Maybe IDA intends to remain shadowy like magicians, emerging occasionally to perform illusions that give hope to Africa’s impoverished masses that deliverance from poverty and despair is around the corner.

So, I had to research to find out who the new illusionist in town was. IDA was founded in 1960. Thirty-nine African countries, including Kenya, are members. Its mission is “to combat poverty by providing grants and low-interest loans to support programmes that foster economic growth, reduce inequalities, and enhance living standards for people in developing nations”.
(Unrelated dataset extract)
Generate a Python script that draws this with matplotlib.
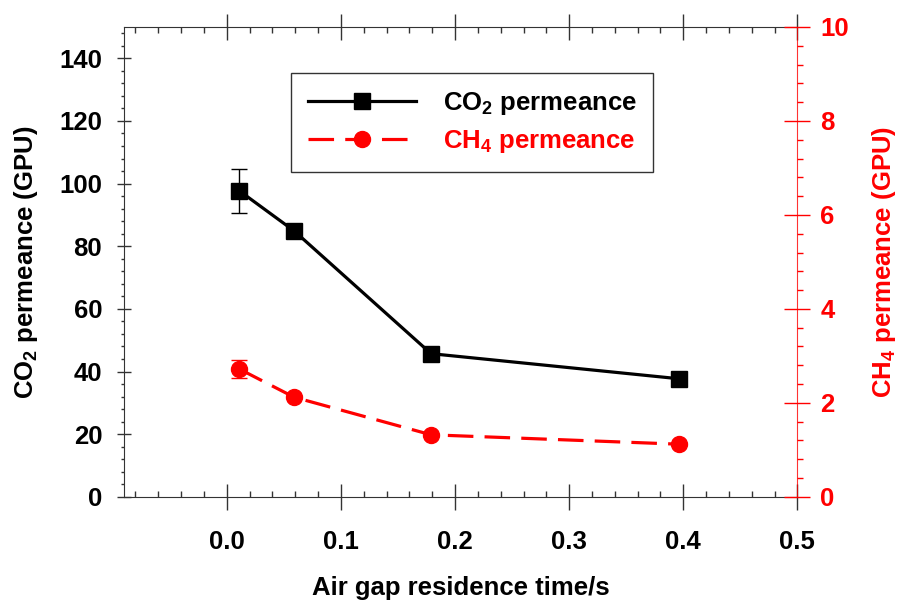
import matplotlib
matplotlib.use("Agg")
import matplotlib.pyplot as plt
from matplotlib.ticker import MultipleLocator
from matplotlib.lines import Line2D

plt.rcParams['font.family'] = ['Liberation Sans', 'DejaVu Sans']
plt.rcParams['font.weight'] = 'bold'
plt.rcParams['mathtext.fontset'] = 'custom'
plt.rcParams['mathtext.rm'] = 'Liberation Sans:bold'
plt.rcParams['mathtext.bf'] = 'Liberation Sans:bold'
plt.rcParams['mathtext.it'] = 'Liberation Sans:bold'

# data
residence_time = [0.011, 0.059, 0.179, 0.396]
co2_perm = [97.7, 84.9, 45.7, 37.7]
co2_err = [7.0, 0, 0, 0]
ch4_perm = [2.72, 2.12, 1.32, 1.12]
ch4_err = [0.2, 0, 0, 0]

red = '#ff0000'
fs = 18.5
dash = (8, 3.5)

fig = plt.figure(figsize=(8.99, 6.0), dpi=100)
ax = fig.add_axes([0.138, 0.172, 0.749, 0.783])
ax2 = ax.twinx()

ax.errorbar(residence_time, co2_perm, yerr=co2_err, color='black', lw=2.3,
            marker='s', ms=11.5, elinewidth=1, ecolor='black', capsize=6, capthick=1,
            zorder=3)
ax2.plot(residence_time, ch4_perm, color=red, lw=2.3, marker='o', ms=11.5,
         dashes=dash, zorder=3)
ax2.errorbar(residence_time, ch4_perm, yerr=ch4_err, fmt='none', ecolor=red,
             elinewidth=1, capsize=6, capthick=1)

ax.set_xlim(-0.09, 0.5)
ax.set_ylim(0, 150)
ax2.set_ylim(0, 10)

ax.xaxis.set_minor_locator(MultipleLocator(0.02))
ax.set_xticks([0.0, 0.1, 0.2, 0.3, 0.4, 0.5])
ax.set_xticklabels(['0.0', '0.1', '0.2', '0.3', '0.4', '0.5'])
ax.yaxis.set_minor_locator(MultipleLocator(4))
ax.set_yticks([0, 20, 40, 60, 80, 100, 120, 140])
ax2.yaxis.set_major_locator(MultipleLocator(2))
ax2.yaxis.set_minor_locator(MultipleLocator(0.4))

ax.tick_params(axis='x', which='major', direction='inout', length=19, width=1,
               top=True, bottom=True, labelsize=fs, pad=14.5, color='#333333')
ax.tick_params(axis='x', which='minor', direction='in', length=4.5, width=1,
               top=True, bottom=True, color='#333333')
ax.tick_params(axis='y', which='major', direction='inout', length=9.5, width=1,
               labelsize=fs, pad=11, color='#333333')
ax.tick_params(axis='y', which='minor', direction='out', length=2.5, width=1, color='#333333')
ax2.tick_params(axis='y', which='major', direction='inout', length=19, width=1,
                labelsize=fs, colors=red, pad=7)
ax2.tick_params(axis='y', which='minor', direction='out', length=4.5, width=1, colors=red)

for s in ['left', 'top', 'bottom']:
    ax.spines[s].set_color('#333333')
ax2.spines['right'].set_color(red)
ax2.spines['right'].set_alpha(0.8)
ax.spines['right'].set_visible(False)
for s in ['left', 'top', 'bottom']:
    ax2.spines[s].set_visible(False)

ax.set_xlabel('Air gap residence time/s', fontsize=fs, fontweight='bold', labelpad=16)
ax.set_ylabel('CO$_2$ permeance (GPU)', fontsize=fs, fontweight='bold', labelpad=14)
ax2.set_ylabel('CH$_4$ permeance (GPU)', fontsize=fs, fontweight='bold', color=red, labelpad=15)

h1 = Line2D([], [], color='black', lw=2.3, marker='s', ms=11.5)
h2 = Line2D([], [], color=red, lw=2.3, marker='o', ms=11.5, dashes=dash)
leg = fig.legend([h1, h2], ['CO$_2$ permeance', 'CH$_4$ permeance'],
                 loc='upper left', bbox_to_anchor=(0.3237, 0.878), borderaxespad=0,
                 fontsize=fs, handlelength=4.2, fancybox=False, framealpha=1,
                 edgecolor='#333333', borderpad=0.65, labelspacing=0.45,
                 handletextpad=1.05)
leg.get_frame().set_linewidth(1)
leg.get_texts()[1].set_color(red)

fig.savefig('out.png', dpi=100)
It’s amazing how these kinds of organisations have developed a language that distorts reality. In George Orwell’s dystopian novel, Nineteen Eighty-Four, the totalitarian state of Oceania devises a new language. “Newspeak” limits the thoughts of citizens of Oceania so that they are incapable of questioning whatever the regime does.

Let’s juxtapose the reality in Africa against IDA’s mission. Africa has some of the poorest people in the world. It contributes a paltry two percent of international trade. It contributes less than one per cent of patents globally.

The continent has the largest wealth disparities in the world. Millions of people across Africa are food insecure, needing food aid. A study has indicated that Africa is among the most hostile regions in the world for women and girls, because of residual cultural attitudes and the failure of governments to implement gender equality policies.

Africa has the largest youth unemployment rate in the world. Africa’s political class is the wealthiest in the world. Africa remains unsustainably indebted. The people who live in Africa’s slums and unplanned urban sprawls have limited opportunities and are susceptible to violent crime and natural and manmade disasters.

As speeches in “Newspeak” were being made at the IDA conference, dozens of poor Kenyans were being killed by floods. These rains had been forecast, yet the government, not surprisingly, was caught flatfooted.

So in its 64-year existence, how has IDA reduced poverty and inequality in Africa? How has its work enhanced living standards when so many Africans are drowning in the Mediterranean Sea trying to escape grinding poverty and hopelessness?

As one watched the theatre of leaders of the poorest continent arriving at the IDA illusionists’ conference in multimillion-dollar vehicles, wearing designer suits and wristwatches, with men in dark suits and glasses acting a pantomime of intimidation, and then listened to their “Newspeak,” one felt like weeping for the continent. The illusionists had performed their sleight of hand.